*SHORT PROBLEM:* Retype only what runs from the beginning of the data through the line with "fig.min_border = 0"; please omit the pictures and keep every line exact.

*GIVEN INFORMATION:*

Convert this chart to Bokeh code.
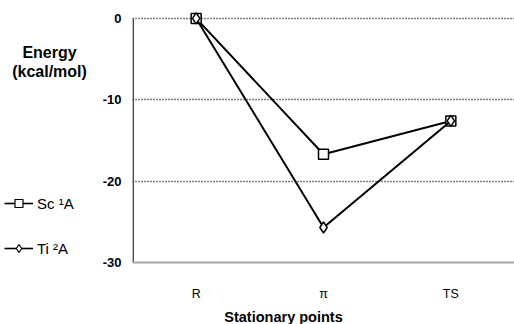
from bokeh.plotting import figure
from bokeh.models import FactorRange, Range1d, FixedTicker, Legend, LegendItem
from bokeh.layouts import row, column
from bokeh.core.properties import value
from bokeh.embed import file_html
from bokeh.resources import INLINE

# Energy profile along the reaction coordinate
stages = ["R", "π", "TS"]
sc_energy = [0.0, -16.7, -12.6]
ti_energy = [0.0, -25.7, -12.6]
y_ticks = [-30, -20, -10, 0]
grid_ticks = [-20, -10, 0]
series_names = ["Sc ¹A", "Ti ²A"]
y_title = ["Energy", "(kcal/mol)"]
x_title = "Stationary points"

FONT = "Liberation Sans"
TOP_H = 303      # height of the chart row
SIDE_W = 95      # width of the left strip holding the y title and legend
NAN = float("nan")


def blank(fig):
    fig.outline_line_color = None
    fig.background_fill_color = "white"
    fig.border_fill_color = "white"
    fig.xaxis.visible = False
    fig.yaxis.visible = False
    fig.grid.visible = False
    fig.min_border = 0


# ---- main chart -------------------------------------------------------------
p = figure(
    width=514 - SIDE_W, height=TOP_H,
    x_range=FactorRange(factors=stages),
    y_range=Range1d(-30, 0.85),
    output_backend="svg", toolbar_location=None,
    min_border_left=37, min_border_right=0,
    min_border_top=11, min_border_bottom=34,
)
p.outline_line_color = None
p.background_fill_color = "white"
p.border_fill_color = "white"

p.yaxis.ticker = FixedTicker(ticks=y_ticks)
p.yaxis.major_label_overrides = {t: str(t) for t in y_ticks}
p.yaxis.axis_line_color = None
p.yaxis.major_tick_line_color = None
p.yaxis.minor_tick_line_color = None
p.yaxis.major_label_standoff = 5
p.yaxis.major_label_text_font = FONT
p.yaxis.major_label_text_font_style = "bold"
p.yaxis.major_label_text_font_size = "13px"
p.yaxis.major_label_text_color = "black"

p.xaxis.axis_line_color = "#a4a4a4"
p.xaxis.axis_line_width = 2
p.xaxis.major_tick_line_color = None
p.xaxis.minor_tick_line_color = None
p.xaxis.major_label_standoff = 18
p.xaxis.major_label_text_font = FONT
p.xaxis.major_label_text_font_size = "12.5px"
p.xaxis.major_label_text_color = "black"

p.xgrid.visible = False
p.ygrid.ticker = FixedTicker(ticks=grid_ticks)
p.ygrid.grid_line_color = "black"
p.ygrid.grid_line_dash = "1 2"
p.ygrid.grid_line_width = 1.3

# vertical axis line from -30 up to 0
p.segment(x0=[(stages[0], -0.495)], y0=[y_ticks[0]], x1=[(stages[0], -0.495)], y1=[y_ticks[-1]],
          line_color="#333333", line_width=1.5)

sc_style = dict(marker="square", size=10)
ti_style = dict(marker="diamond", size=11)

p.line(stages, sc_energy, line_color="black", line_width=2)
p.scatter(stages, sc_energy, fill_color="white", line_color="black", line_width=1.5, **sc_style)
p.line(stages, ti_energy, line_color="black", line_width=2)
p.scatter(stages, ti_energy, fill_color="white", line_color="black", line_width=1.5, **ti_style)

# ---- left strip: y title and legend -----------------------------------------
side = figure(width=SIDE_W, height=TOP_H, x_range=Range1d(0, SIDE_W), y_range=Range1d(TOP_H, 0),
              output_backend="svg", toolbar_location=None)
blank(side)
side.text(x=[49, 49], y=[50, 72], text=y_title, text_font=value(FONT), text_font_style="bold",
          text_font_size="16px", text_align="center", text_baseline="middle", text_color="black")

# legend swatches: renderers styled like the chart's series (no visible points)
sc_l = side.line(x=[NAN], y=[NAN], line_color="black", line_width=1.6)
sc_m = side.scatter(x=[NAN], y=[NAN], fill_color="white", line_color="black", line_width=1.2, **sc_style)
ti_l = side.line(x=[NAN], y=[NAN], line_color="black", line_width=1.6)
ti_m = side.scatter(x=[NAN], y=[NAN], fill_color="white", line_color="black", line_width=1.2, **ti_style)

legend = Legend(
    items=[LegendItem(label=series_names[0], renderers=[sc_l, sc_m]),
           LegendItem(label=series_names[1], renderers=[ti_l, ti_m])],
    location=(4, 4),
    glyph_width=29, glyph_height=20, label_height=20,
    spacing=25, padding=0, margin=0, label_standoff=4,
    border_line_color=None, background_fill_alpha=0,
    label_text_font=FONT, label_text_font_size="15px", label_text_color="black",
)
side.add_layout(legend)

# ---- bottom strip: x title --------------------------------------------------
bottom = figure(width=514, height=324 - TOP_H, x_range=Range1d(0, 514), y_range=Range1d(324 - TOP_H, 0),
                output_backend="svg", toolbar_location=None)
blank(bottom)
bottom.text(x=[283], y=[13], text=[x_title], text_font=value(FONT), text_font_style="bold",
            text_font_size="14.5px", text_align="center", text_baseline="middle", text_color="black")

layout = column(row(side, p, spacing=0), bottom, spacing=0)
open("out.html", "w").write(file_html(layout, INLINE))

*EXERCISE SOLUTION:*
Convert this chart to Bokeh code.
from bokeh.plotting import figure
from bokeh.models import FactorRange, Range1d, FixedTicker, Legend, LegendItem
from bokeh.layouts import row, column
from bokeh.core.properties import value
from bokeh.embed import file_html
from bokeh.resources import INLINE

# Energy profile along the reaction coordinate
stages = ["R", "π", "TS"]
sc_energy = [0.0, -16.7, -12.6]
ti_energy = [0.0, -25.7, -12.6]
y_ticks = [-30, -20, -10, 0]
grid_ticks = [-20, -10, 0]
series_names = ["Sc ¹A", "Ti ²A"]
y_title = ["Energy", "(kcal/mol)"]
x_title = "Stationary points"

FONT = "Liberation Sans"
TOP_H = 303      # height of the chart row
SIDE_W = 95      # width of the left strip holding the y title and legend
NAN = float("nan")


def blank(fig):
    fig.outline_line_color = None
    fig.background_fill_color = "white"
    fig.border_fill_color = "white"
    fig.xaxis.visible = False
    fig.yaxis.visible = False
    fig.grid.visible = False
    fig.min_border = 0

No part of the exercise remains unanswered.